▶ What this task involves
Using the data below, return word for word every line from the one holding "Write a web" down to the one holding "const yTicks = [0,16,32,48,64,80];". Leave pictures out.

▶ Given data

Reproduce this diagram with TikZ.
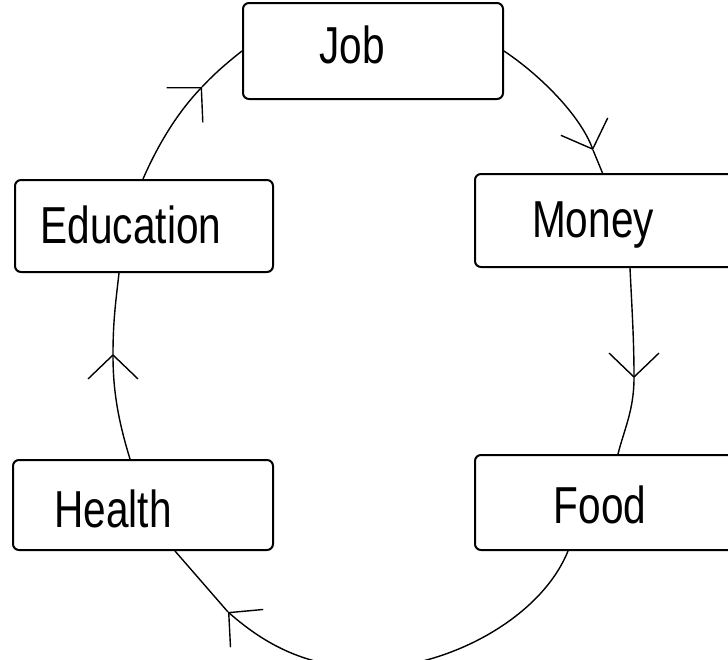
...
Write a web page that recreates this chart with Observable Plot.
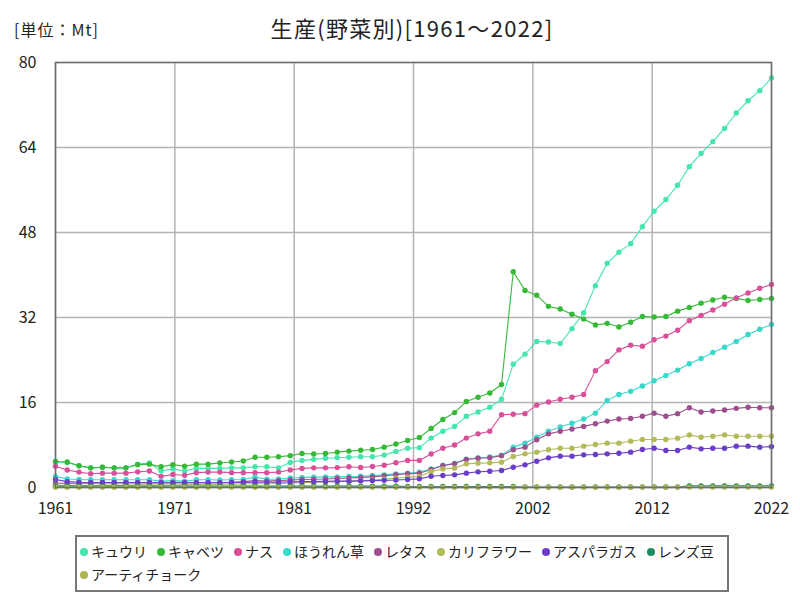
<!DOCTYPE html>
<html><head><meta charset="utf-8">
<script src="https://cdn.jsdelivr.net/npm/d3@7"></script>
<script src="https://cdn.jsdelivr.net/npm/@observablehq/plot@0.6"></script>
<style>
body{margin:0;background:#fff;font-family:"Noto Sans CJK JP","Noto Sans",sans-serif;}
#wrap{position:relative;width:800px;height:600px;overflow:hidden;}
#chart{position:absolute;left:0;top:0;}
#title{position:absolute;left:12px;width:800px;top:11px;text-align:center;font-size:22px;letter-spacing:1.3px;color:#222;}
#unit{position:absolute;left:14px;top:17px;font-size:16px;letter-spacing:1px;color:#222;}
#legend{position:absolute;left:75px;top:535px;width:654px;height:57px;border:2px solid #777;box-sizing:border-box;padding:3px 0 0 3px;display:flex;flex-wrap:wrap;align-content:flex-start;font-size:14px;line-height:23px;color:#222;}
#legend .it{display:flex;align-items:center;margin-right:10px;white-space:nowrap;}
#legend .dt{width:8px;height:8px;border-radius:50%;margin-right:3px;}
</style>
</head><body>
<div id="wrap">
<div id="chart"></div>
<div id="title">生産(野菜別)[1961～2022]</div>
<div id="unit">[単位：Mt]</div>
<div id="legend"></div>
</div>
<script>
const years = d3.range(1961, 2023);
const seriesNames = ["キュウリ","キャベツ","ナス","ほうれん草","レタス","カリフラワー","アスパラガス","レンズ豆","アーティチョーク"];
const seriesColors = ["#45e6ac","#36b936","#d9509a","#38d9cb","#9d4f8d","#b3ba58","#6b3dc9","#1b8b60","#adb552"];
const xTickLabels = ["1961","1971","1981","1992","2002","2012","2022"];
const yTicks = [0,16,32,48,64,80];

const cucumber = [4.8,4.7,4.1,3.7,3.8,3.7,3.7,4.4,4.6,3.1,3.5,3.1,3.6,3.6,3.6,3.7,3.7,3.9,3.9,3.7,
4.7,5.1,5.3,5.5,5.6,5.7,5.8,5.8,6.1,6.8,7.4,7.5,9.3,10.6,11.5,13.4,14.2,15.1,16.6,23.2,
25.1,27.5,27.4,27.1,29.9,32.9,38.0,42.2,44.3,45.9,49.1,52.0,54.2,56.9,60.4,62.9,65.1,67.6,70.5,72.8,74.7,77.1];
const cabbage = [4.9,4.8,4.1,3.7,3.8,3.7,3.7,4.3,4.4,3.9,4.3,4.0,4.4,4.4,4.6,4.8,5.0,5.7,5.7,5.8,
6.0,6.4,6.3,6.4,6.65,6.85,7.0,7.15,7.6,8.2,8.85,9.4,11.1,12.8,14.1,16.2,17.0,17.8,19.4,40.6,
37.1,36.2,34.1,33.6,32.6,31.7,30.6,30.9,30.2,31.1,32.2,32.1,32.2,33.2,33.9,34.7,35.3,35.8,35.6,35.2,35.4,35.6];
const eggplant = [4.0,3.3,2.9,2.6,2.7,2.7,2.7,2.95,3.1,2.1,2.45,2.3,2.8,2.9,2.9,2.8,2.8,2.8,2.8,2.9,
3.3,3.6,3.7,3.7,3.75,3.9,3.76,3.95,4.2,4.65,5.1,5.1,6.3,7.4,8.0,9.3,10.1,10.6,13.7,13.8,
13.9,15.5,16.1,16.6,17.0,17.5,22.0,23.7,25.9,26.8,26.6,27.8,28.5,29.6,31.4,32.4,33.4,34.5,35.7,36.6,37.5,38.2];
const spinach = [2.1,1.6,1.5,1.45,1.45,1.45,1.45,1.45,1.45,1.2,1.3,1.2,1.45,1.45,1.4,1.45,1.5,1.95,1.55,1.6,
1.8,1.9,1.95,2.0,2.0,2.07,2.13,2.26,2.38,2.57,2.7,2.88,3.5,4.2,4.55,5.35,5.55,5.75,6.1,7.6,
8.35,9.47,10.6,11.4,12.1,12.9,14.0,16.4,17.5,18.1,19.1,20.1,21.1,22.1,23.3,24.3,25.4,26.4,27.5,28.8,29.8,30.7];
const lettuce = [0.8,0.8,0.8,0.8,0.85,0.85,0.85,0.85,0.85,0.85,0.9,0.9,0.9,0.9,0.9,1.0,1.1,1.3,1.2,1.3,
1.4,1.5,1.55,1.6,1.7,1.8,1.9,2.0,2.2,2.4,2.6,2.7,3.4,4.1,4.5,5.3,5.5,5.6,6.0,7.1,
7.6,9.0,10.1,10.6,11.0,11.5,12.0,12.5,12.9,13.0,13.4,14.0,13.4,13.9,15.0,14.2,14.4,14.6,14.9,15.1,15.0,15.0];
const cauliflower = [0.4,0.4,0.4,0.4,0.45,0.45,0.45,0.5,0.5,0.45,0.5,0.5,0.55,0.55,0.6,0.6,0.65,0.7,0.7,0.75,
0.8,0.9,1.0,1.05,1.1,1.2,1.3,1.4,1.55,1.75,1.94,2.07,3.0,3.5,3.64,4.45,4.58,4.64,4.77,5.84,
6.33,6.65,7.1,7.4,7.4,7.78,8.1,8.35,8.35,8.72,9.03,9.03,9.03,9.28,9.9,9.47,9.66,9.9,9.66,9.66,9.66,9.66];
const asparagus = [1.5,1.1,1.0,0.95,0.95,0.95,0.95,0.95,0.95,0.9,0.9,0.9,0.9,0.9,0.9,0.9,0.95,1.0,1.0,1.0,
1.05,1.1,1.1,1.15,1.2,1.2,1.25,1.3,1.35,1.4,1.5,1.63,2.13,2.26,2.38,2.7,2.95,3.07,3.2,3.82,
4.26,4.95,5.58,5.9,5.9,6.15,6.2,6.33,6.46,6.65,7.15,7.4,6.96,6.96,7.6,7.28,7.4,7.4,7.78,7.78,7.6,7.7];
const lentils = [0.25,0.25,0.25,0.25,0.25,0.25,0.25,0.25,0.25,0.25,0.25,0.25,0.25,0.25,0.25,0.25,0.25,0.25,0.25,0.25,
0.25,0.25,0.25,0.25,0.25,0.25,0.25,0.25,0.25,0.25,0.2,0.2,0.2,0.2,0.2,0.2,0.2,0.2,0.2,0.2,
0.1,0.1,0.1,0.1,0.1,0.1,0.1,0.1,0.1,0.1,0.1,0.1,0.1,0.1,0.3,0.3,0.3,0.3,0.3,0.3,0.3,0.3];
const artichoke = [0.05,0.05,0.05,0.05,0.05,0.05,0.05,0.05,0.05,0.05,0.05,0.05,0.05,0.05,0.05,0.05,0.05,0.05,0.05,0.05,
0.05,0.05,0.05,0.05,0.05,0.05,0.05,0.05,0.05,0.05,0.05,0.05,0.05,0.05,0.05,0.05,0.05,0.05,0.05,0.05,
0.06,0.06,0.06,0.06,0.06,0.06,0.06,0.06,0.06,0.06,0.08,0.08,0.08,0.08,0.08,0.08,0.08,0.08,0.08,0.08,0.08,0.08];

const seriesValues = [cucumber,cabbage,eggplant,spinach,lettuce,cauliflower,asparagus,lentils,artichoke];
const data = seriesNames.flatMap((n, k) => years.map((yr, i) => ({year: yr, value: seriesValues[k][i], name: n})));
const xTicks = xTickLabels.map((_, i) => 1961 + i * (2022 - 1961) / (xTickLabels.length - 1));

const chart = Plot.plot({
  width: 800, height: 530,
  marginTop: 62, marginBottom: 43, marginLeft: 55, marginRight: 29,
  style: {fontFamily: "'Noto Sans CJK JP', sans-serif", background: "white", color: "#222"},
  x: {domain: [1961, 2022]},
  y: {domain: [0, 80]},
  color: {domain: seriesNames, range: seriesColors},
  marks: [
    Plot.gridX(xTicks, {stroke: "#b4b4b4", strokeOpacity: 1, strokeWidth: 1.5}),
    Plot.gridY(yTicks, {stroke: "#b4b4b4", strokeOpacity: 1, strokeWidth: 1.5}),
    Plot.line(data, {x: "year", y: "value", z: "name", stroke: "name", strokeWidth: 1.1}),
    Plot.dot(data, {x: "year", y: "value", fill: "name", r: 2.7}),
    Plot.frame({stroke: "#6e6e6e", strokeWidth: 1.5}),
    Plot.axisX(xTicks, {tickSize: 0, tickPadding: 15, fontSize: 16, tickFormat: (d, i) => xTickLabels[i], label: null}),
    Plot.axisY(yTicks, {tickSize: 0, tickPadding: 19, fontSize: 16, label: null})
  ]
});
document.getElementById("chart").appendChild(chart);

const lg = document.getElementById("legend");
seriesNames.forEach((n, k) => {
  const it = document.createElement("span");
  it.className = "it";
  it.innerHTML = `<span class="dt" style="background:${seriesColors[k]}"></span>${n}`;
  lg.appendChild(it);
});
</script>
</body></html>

▶ Problem solution
Write a web page that recreates this chart with Observable Plot.
<!DOCTYPE html>
<html><head><meta charset="utf-8">
<script src="https://cdn.jsdelivr.net/npm/d3@7"></script>
<script src="https://cdn.jsdelivr.net/npm/@observablehq/plot@0.6"></script>
<style>
body{margin:0;background:#fff;font-family:"Noto Sans CJK JP","Noto Sans",sans-serif;}
#wrap{position:relative;width:800px;height:600px;overflow:hidden;}
#chart{position:absolute;left:0;top:0;}
#title{position:absolute;left:12px;width:800px;top:11px;text-align:center;font-size:22px;letter-spacing:1.3px;color:#222;}
#unit{position:absolute;left:14px;top:17px;font-size:16px;letter-spacing:1px;color:#222;}
#legend{position:absolute;left:75px;top:535px;width:654px;height:57px;border:2px solid #777;box-sizing:border-box;padding:3px 0 0 3px;display:flex;flex-wrap:wrap;align-content:flex-start;font-size:14px;line-height:23px;color:#222;}
#legend .it{display:flex;align-items:center;margin-right:10px;white-space:nowrap;}
#legend .dt{width:8px;height:8px;border-radius:50%;margin-right:3px;}
</style>
</head><body>
<div id="wrap">
<div id="chart"></div>
<div id="title">生産(野菜別)[1961～2022]</div>
<div id="unit">[単位：Mt]</div>
<div id="legend"></div>
</div>
<script>
const years = d3.range(1961, 2023);
const seriesNames = ["キュウリ","キャベツ","ナス","ほうれん草","レタス","カリフラワー","アスパラガス","レンズ豆","アーティチョーク"];
const seriesColors = ["#45e6ac","#36b936","#d9509a","#38d9cb","#9d4f8d","#b3ba58","#6b3dc9","#1b8b60","#adb552"];
const xTickLabels = ["1961","1971","1981","1992","2002","2012","2022"];
const yTicks = [0,16,32,48,64,80];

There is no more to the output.